DATA SEGMENT
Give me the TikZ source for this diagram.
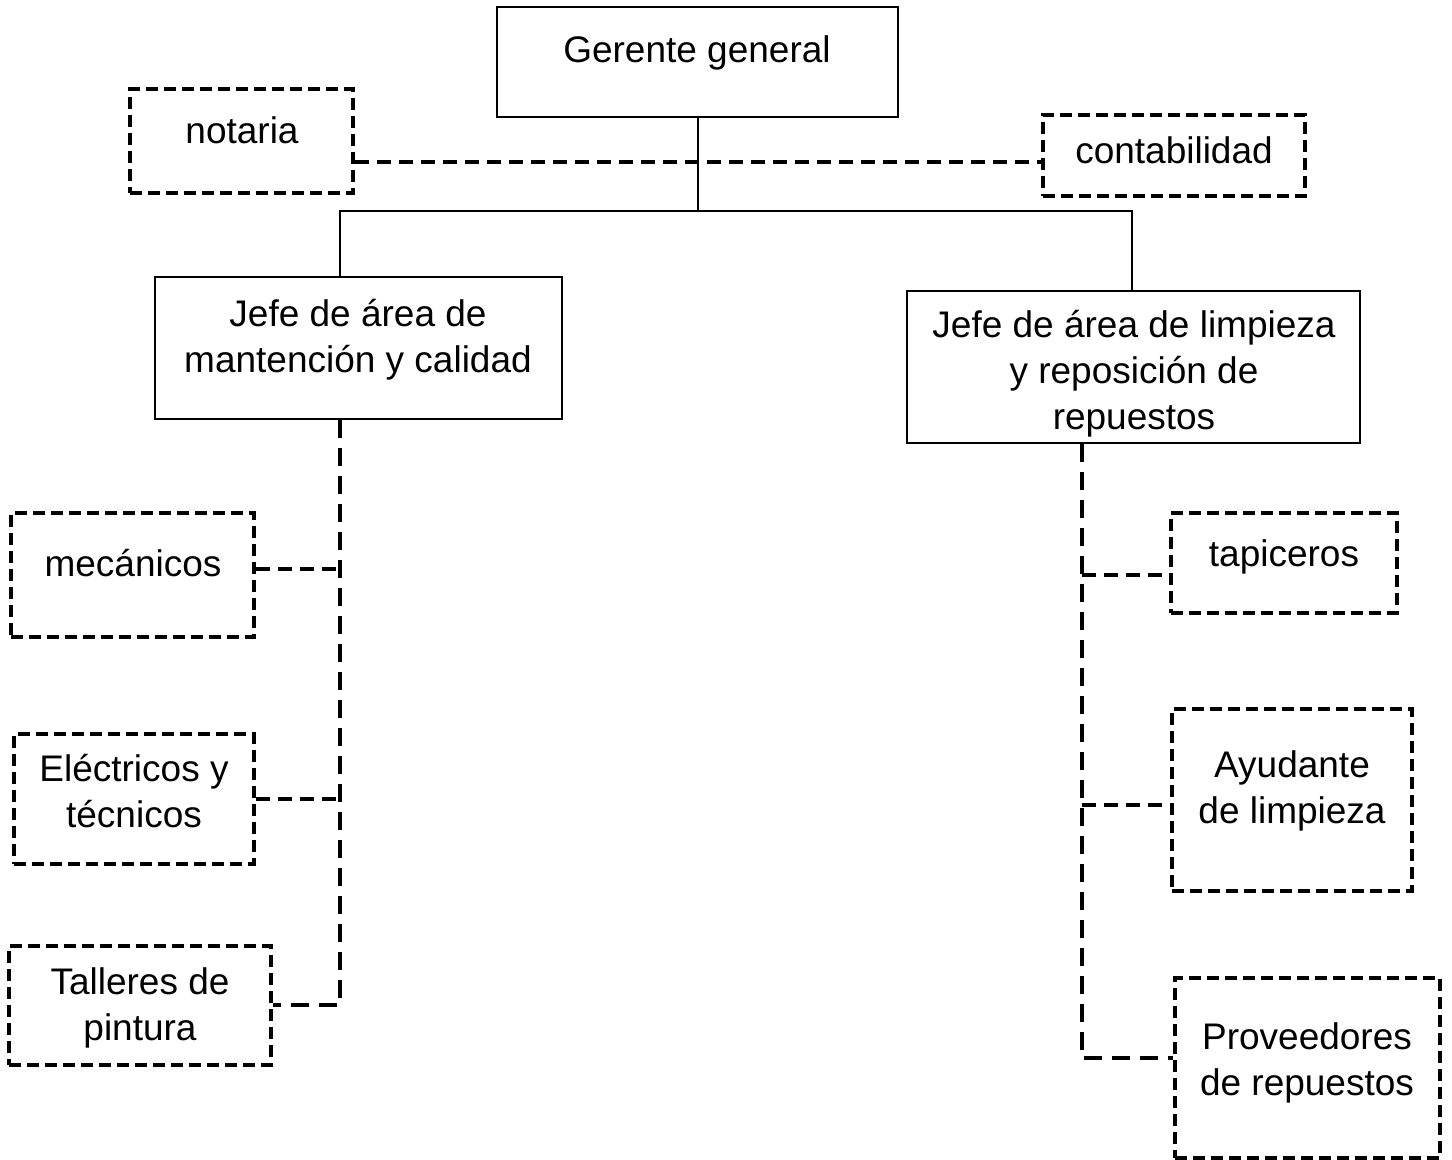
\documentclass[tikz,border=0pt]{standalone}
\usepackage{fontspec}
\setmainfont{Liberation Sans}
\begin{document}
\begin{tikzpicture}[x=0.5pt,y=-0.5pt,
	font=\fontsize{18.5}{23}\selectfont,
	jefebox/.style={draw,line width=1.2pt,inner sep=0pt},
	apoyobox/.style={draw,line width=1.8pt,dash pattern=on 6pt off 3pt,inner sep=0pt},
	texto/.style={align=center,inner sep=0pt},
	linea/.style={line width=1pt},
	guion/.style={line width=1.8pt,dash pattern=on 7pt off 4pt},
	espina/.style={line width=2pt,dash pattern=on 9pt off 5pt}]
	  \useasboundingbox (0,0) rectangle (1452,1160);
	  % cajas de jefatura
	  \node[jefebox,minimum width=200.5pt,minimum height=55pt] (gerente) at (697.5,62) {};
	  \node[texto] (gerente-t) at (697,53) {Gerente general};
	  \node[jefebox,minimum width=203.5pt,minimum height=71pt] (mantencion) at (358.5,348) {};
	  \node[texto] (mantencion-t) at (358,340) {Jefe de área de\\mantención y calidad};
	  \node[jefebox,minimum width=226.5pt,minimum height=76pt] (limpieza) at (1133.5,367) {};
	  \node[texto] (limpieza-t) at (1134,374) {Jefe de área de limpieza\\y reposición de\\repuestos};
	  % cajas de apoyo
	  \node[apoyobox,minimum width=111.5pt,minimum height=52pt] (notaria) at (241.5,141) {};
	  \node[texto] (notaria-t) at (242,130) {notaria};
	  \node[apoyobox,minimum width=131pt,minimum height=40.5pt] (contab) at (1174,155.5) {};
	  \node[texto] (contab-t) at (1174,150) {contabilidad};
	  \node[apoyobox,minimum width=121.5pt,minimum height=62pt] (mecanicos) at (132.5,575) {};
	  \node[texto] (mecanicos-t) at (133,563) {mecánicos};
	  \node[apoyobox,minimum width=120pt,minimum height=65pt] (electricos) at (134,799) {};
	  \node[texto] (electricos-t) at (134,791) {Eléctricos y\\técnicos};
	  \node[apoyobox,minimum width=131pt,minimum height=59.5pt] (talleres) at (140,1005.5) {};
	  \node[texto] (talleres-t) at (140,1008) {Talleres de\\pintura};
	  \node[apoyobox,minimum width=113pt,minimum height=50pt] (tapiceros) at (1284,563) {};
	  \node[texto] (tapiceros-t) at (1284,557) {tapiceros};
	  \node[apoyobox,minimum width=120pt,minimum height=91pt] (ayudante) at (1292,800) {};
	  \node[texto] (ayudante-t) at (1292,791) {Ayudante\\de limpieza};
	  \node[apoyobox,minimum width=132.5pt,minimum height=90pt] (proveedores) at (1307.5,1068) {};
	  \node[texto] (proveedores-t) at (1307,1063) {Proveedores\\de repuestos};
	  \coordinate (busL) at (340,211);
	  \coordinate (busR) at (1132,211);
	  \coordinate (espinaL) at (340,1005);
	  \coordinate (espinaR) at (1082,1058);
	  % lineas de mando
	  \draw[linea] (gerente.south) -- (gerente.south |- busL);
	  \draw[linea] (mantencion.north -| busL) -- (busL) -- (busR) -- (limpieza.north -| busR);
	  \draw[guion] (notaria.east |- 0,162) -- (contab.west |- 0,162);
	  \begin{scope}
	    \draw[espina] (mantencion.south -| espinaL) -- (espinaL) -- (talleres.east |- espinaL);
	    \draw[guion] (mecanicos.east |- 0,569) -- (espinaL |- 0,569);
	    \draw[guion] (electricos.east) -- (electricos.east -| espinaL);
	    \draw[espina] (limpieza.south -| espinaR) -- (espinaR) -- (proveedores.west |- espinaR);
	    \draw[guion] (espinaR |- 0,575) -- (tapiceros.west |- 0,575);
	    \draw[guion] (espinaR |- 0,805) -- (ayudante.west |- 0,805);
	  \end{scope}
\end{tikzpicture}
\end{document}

TASK OBJECTIVE
Skip the images and write out the rest of the listing exactly.

RESULT FOR THIS TASK
Give me the TikZ source for this diagram.
\documentclass[tikz,border=0pt]{standalone}
\usepackage{fontspec}
\setmainfont{Liberation Sans}
\begin{document}
\begin{tikzpicture}[x=0.5pt,y=-0.5pt,
	font=\fontsize{18.5}{23}\selectfont,
	jefebox/.style={draw,line width=1.2pt,inner sep=0pt},
	apoyobox/.style={draw,line width=1.8pt,dash pattern=on 6pt off 3pt,inner sep=0pt},
	texto/.style={align=center,inner sep=0pt},
	linea/.style={line width=1pt},
	guion/.style={line width=1.8pt,dash pattern=on 7pt off 4pt},
	espina/.style={line width=2pt,dash pattern=on 9pt off 5pt}]
	  \useasboundingbox (0,0) rectangle (1452,1160);
	  % cajas de jefatura
	  \node[jefebox,minimum width=200.5pt,minimum height=55pt] (gerente) at (697.5,62) {};
	  \node[texto] (gerente-t) at (697,53) {Gerente general};
	  \node[jefebox,minimum width=203.5pt,minimum height=71pt] (mantencion) at (358.5,348) {};
	  \node[texto] (mantencion-t) at (358,340) {Jefe de área de\\mantención y calidad};
	  \node[jefebox,minimum width=226.5pt,minimum height=76pt] (limpieza) at (1133.5,367) {};
	  \node[texto] (limpieza-t) at (1134,374) {Jefe de área de limpieza\\y reposición de\\repuestos};
	  % cajas de apoyo
	  \node[apoyobox,minimum width=111.5pt,minimum height=52pt] (notaria) at (241.5,141) {};
	  \node[texto] (notaria-t) at (242,130) {notaria};
	  \node[apoyobox,minimum width=131pt,minimum height=40.5pt] (contab) at (1174,155.5) {};
	  \node[texto] (contab-t) at (1174,150) {contabilidad};
	  \node[apoyobox,minimum width=121.5pt,minimum height=62pt] (mecanicos) at (132.5,575) {};
	  \node[texto] (mecanicos-t) at (133,563) {mecánicos};
	  \node[apoyobox,minimum width=120pt,minimum height=65pt] (electricos) at (134,799) {};
	  \node[texto] (electricos-t) at (134,791) {Eléctricos y\\técnicos};
	  \node[apoyobox,minimum width=131pt,minimum height=59.5pt] (talleres) at (140,1005.5) {};
	  \node[texto] (talleres-t) at (140,1008) {Talleres de\\pintura};
	  \node[apoyobox,minimum width=113pt,minimum height=50pt] (tapiceros) at (1284,563) {};
	  \node[texto] (tapiceros-t) at (1284,557) {tapiceros};
	  \node[apoyobox,minimum width=120pt,minimum height=91pt] (ayudante) at (1292,800) {};
	  \node[texto] (ayudante-t) at (1292,791) {Ayudante\\de limpieza};
	  \node[apoyobox,minimum width=132.5pt,minimum height=90pt] (proveedores) at (1307.5,1068) {};
	  \node[texto] (proveedores-t) at (1307,1063) {Proveedores\\de repuestos};
	  \coordinate (busL) at (340,211);
	  \coordinate (busR) at (1132,211);
	  \coordinate (espinaL) at (340,1005);
	  \coordinate (espinaR) at (1082,1058);
	  % lineas de mando
	  \draw[linea] (gerente.south) -- (gerente.south |- busL);
	  \draw[linea] (mantencion.north -| busL) -- (busL) -- (busR) -- (limpieza.north -| busR);
	  \draw[guion] (notaria.east |- 0,162) -- (contab.west |- 0,162);
	  \begin{scope}
	    \draw[espina] (mantencion.south -| espinaL) -- (espinaL) -- (talleres.east |- espinaL);
	    \draw[guion] (mecanicos.east |- 0,569) -- (espinaL |- 0,569);
	    \draw[guion] (electricos.east) -- (electricos.east -| espinaL);
	    \draw[espina] (limpieza.south -| espinaR) -- (espinaR) -- (proveedores.west |- espinaR);
	    \draw[guion] (espinaR |- 0,575) -- (tapiceros.west |- 0,575);
	    \draw[guion] (espinaR |- 0,805) -- (ayudante.west |- 0,805);
	  \end{scope}
\end{tikzpicture}
\end{document}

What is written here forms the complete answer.